Friday, January 25, 2008

The Stimulus Fallout

Every newspaper I've read is calling the stimulus package deal reached between Democratic Congressional leaders and the Bush White House a glorious bit of bipartisan awesomeness. Except there's nothing awesome about it.

Specifically, the Democrats appear to have buckled in the face of the Bush administration’s ideological rigidity, dropping demands for provisions that would have helped those most in need. And those happen to be the same provisions that might actually have made the stimulus plan effective [...]

The goal of a stimulus plan should be to support overall spending, so as to avert or limit the depth of a recession. If the money the government lays out doesn’t get spent — if it just gets added to people’s bank accounts or used to pay off debts — the plan will have failed.

And sending checks to people in good financial shape does little or nothing to increase overall spending.
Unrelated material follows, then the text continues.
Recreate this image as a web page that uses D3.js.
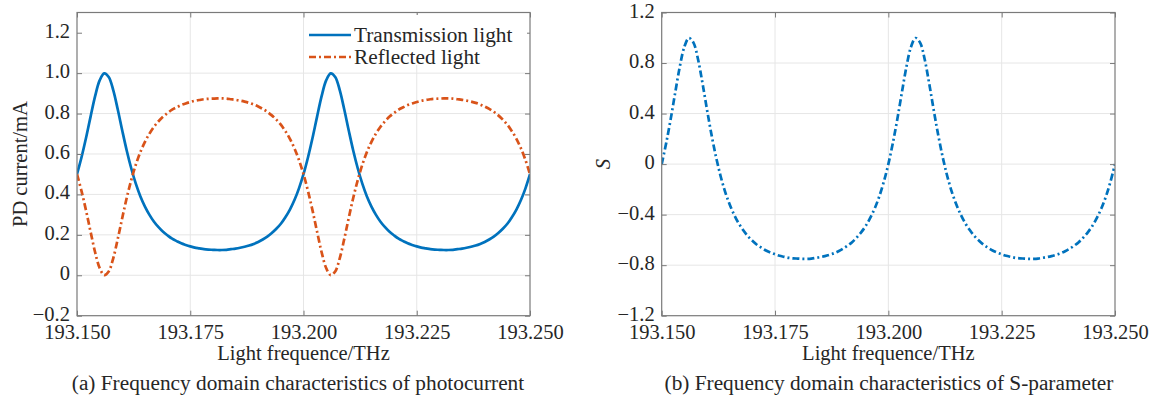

People who have good incomes, good credit and secure employment make spending decisions based on their long-term earning power rather than the size of their latest paycheck. Give such people a few hundred extra dollars, and they’ll just put it in the bank.


And Krugman has the numbers to prove it. Close to two-thirds of these rebates go to the top two-fifths of American households, to people who don't need the money and who won't spend it. Democrats in the Senate are trying to change that, and Bush is chastising them, saying not to mess with his terrible plan. So we're headed for another humiliation, and a potential cave-in by Democrats, giving a fake "stimulus" that puts a lot of extra money needlessly into the pockets of rich people.

Meanwhile, it seems that the Dems should makemore of this.

The Bush administration will cut counterterrorism money for police, firefighters and rescue departments next year, but not by as much as it originally proposed.

Next month the White House will request $2.2 billion to help states and cities protect against terrorist attacks in 2009, and not $1.4 billion, an administration aide told Rep. Peter King, R-N.Y., on Friday. That would be 10 percent more than the president requested for 2008, but 40 percent less than Congress gave the department this year.


This is called "keeping America safe."